The Court had to grapple with questions of law relating to the proper calculation of damages.  The compensatory principle was considered, namely the basic rule that charterers must be placed in the same financial position they would have been had the charterparty been performed and by extension that charterers should not be placed in a better position than if there had been no breach. Owners argued that the Tribunal had over-compensated Charterers and provided them with a windfall.

A claimant cannot normally claim loss of profits and also seek expenses incurred under the contract being performed. Claimants therefore would be expected to claim for wasted expenditure or lost profits, but not for both.  The case of The Mamola Challenger [2010] EWHC 2026 (Comm) ( Sea Venture issue 16 ) was considered, which related to expenses incurred by Owners in preparing their vessel for Time Charterers, who repudiated the charterparty at the outset of the five year period. In that case the owners sued the Charterers for the expenses, but it was held that the Owners had made a profit from alternative employment, and to have awarded them the wasted expenses as well would have placed them in a better position than if the contract had been performed. However, it was recognised there could be situations where wasted expenses leading up to a contract’s date of termination could be claimed, as well as loss of profit, where the latter is calculated net of the expenses incurred.

In the current case it was noted that the Tribunal’s calculations for lost profits had used time charter equivalent rates for the two voyages, which reflected the voyage revenues less bunker and other expenses, divided by the voyage duration in days.  The Tribunal subtracted the bunker costs from 22 July 2012 to 26 September 2012, and the cost of hire from 22 July 2012 to 31 January 2013 from the total profit figure.

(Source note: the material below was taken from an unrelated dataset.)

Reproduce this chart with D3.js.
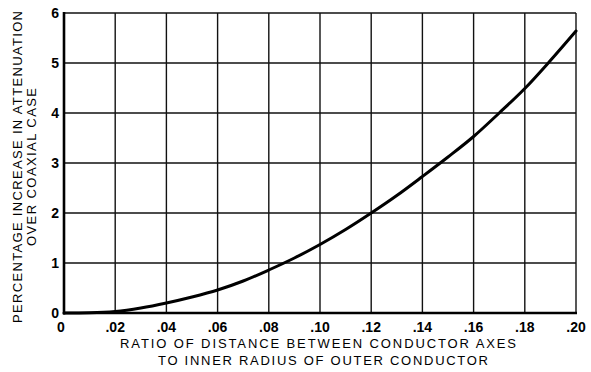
<!DOCTYPE html>
<html><head><meta charset="utf-8">
<script src="https://cdn.jsdelivr.net/npm/d3@7"></script>
<style>body{margin:0;background:#fff}svg{display:block}</style>
</head><body>
<svg id="c" width="591" height="372"></svg>
<script>
const ratioX = [0,0.01,0.02,0.03,0.04,0.05,0.06,0.07,0.08,0.09,0.10,0.11,0.12,0.13,0.14,0.15,0.16,0.17,0.18,0.19,0.20];
const increasePct = [0,0.005,0.03,0.1,0.2,0.32,0.46,0.64,0.86,1.1,1.37,1.67,2.0,2.35,2.73,3.12,3.53,4.0,4.49,5.05,5.64];
const xTicks = [0,0.02,0.04,0.06,0.08,0.10,0.12,0.14,0.16,0.18,0.20];
const xTickLabels = ["0",".02",".04",".06",".08",".10",".12",".14",".16",".18",".20"];
const yTicks = [0,1,2,3,4,5,6];
const xTitle = ["RATIO OF DISTANCE BETWEEN CONDUCTOR AXES","TO INNER RADIUS OF OUTER CONDUCTOR"];
const yTitle = ["PERCENTAGE INCREASE IN ATTENUATION","OVER COAXIAL CASE"];

const svg = d3.select("#c");
const L=64,R=576,T=13,B=313;
const x = d3.scaleLinear().domain([0,0.2]).range([L,R]);
const y = d3.scaleLinear().domain([0,6]).range([B,T]);
const font = "'Liberation Sans', Arial, sans-serif";

// grid
svg.append("g").selectAll("line").data(xTicks.slice(1)).join("line")
  .attr("x1",d=>x(d)).attr("x2",d=>x(d)).attr("y1",T).attr("y2",B)
  .attr("stroke","#111").attr("stroke-width",1.4);
svg.append("g").selectAll("line").data(yTicks.slice(1)).join("line")
  .attr("x1",L).attr("x2",R).attr("y1",d=>y(d)).attr("y2",d=>y(d))
  .attr("stroke","#111").attr("stroke-width",1.4);
// axes
svg.append("line").attr("x1",L).attr("x2",L).attr("y1",T-1).attr("y2",B+1.5).attr("stroke","#000").attr("stroke-width",2.6);
svg.append("line").attr("x1",L-1).attr("x2",R+1).attr("y1",B).attr("y2",B).attr("stroke","#000").attr("stroke-width",2.6);

// curve
svg.append("path").datum(ratioX.map((v,i)=>[v,increasePct[i]]))
  .attr("fill","none").attr("stroke","#000").attr("stroke-width",3)
  .attr("stroke-linecap","round")
  .attr("d",d3.line().x(d=>x(d[0])).y(d=>y(d[1])).curve(d3.curveMonotoneX));

// x tick labels
svg.append("g").selectAll("text").data(xTicks).join("text")
  .attr("x",(d,i)=>i===0?x(d)-3:x(d)).attr("y",332)
  .attr("text-anchor","middle").attr("font-family",font).attr("font-weight","bold")
  .attr("font-size",14).text((d,i)=>xTickLabels[i]);
// y tick labels
svg.append("g").selectAll("text").data(yTicks).join("text")
  .attr("x",59).attr("y",d=>y(d)+5)
  .attr("text-anchor","end").attr("font-family",font).attr("font-weight","bold")
  .attr("font-size",14).text(d=>d);

// x title
svg.append("text").attr("x",318).attr("y",348).attr("text-anchor","middle")
  .attr("font-family",font).attr("font-size",13).attr("textLength",396).attr("lengthAdjust","spacing")
  .text(xTitle[0]);
svg.append("text").attr("x",323).attr("y",365).attr("text-anchor","middle")
  .attr("font-family",font).attr("font-size",13).attr("textLength",330).attr("lengthAdjust","spacing")
  .text(xTitle[1]);
// y title
svg.append("text").attr("transform","translate(22,167) rotate(-90)").attr("text-anchor","middle")
  .attr("font-family",font).attr("font-size",13).attr("textLength",312).attr("lengthAdjust","spacing")
  .text(yTitle[0]);
svg.append("text").attr("transform","translate(36,167) rotate(-90)").attr("text-anchor","middle")
  .attr("font-family",font).attr("font-size",13).attr("textLength",158).attr("lengthAdjust","spacing")
  .text(yTitle[1]);
</script>
</body></html>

Consequently, it was confirmed that the wasted expenditure for bunkers and hire from 22 July 2012 to 26 October 2012 did not overlap with the lost profits, both could be claimed without contravening the compensatory principle.

The Court also considered whether it was correct in law for the accounting position under the Pool Agreement to have been ignored by the Tribunal given the difficulties of separating the accounting and liabilities of any one vessel from the others in a pool. Since Charterers were not claiming for Pool distributions under the Pool Agreement but for what the vessel would have earned for the Pool, net of hire and bunkers, the issue did not fall to be determined.

Taking Account of the Market

The second issue was the relevance of an existence of an available market which is weak and loss making and whether damages should be assessed by reference to that available market, or by reference to lucrative fixtures which Charterers contend they would have entered into but for the breach and if a discount should apply by reference to loss of chance principles.

Against the background of an admittedly soft market where the Pool manager and Tribunal acknowledged that other Pool vessels were loss-making, the Tribunal’s finding of fact was it was “reasonable to calculate” and “reasonable to assume” that the lucrative fixtures would have gone ahead. They considered there was an available relevant market but that the vessel would probably have performed those fixtures but for the breach.  Therefore it was not appropriate to reduce the recoverable damages below those profits or to discount the losses on the basis of loss of chance principles as analysed on The Vicky 1 [2008] EWCA Civ 101. ( Sea Venture issue 11 )

Comment

The case provides a helpful illustration of the application of an oil majors clause. This decision shows that it can be  open to claimants to seek their loss of profits and also their expenses and liabilities incurred, provided that on the facts, there is no overlap or double compensation and the loss of profits is calculated as a net figure. In addition the Court was able to assess the probability of especially lucrative fixtures being available, even where the market was otherwise soft.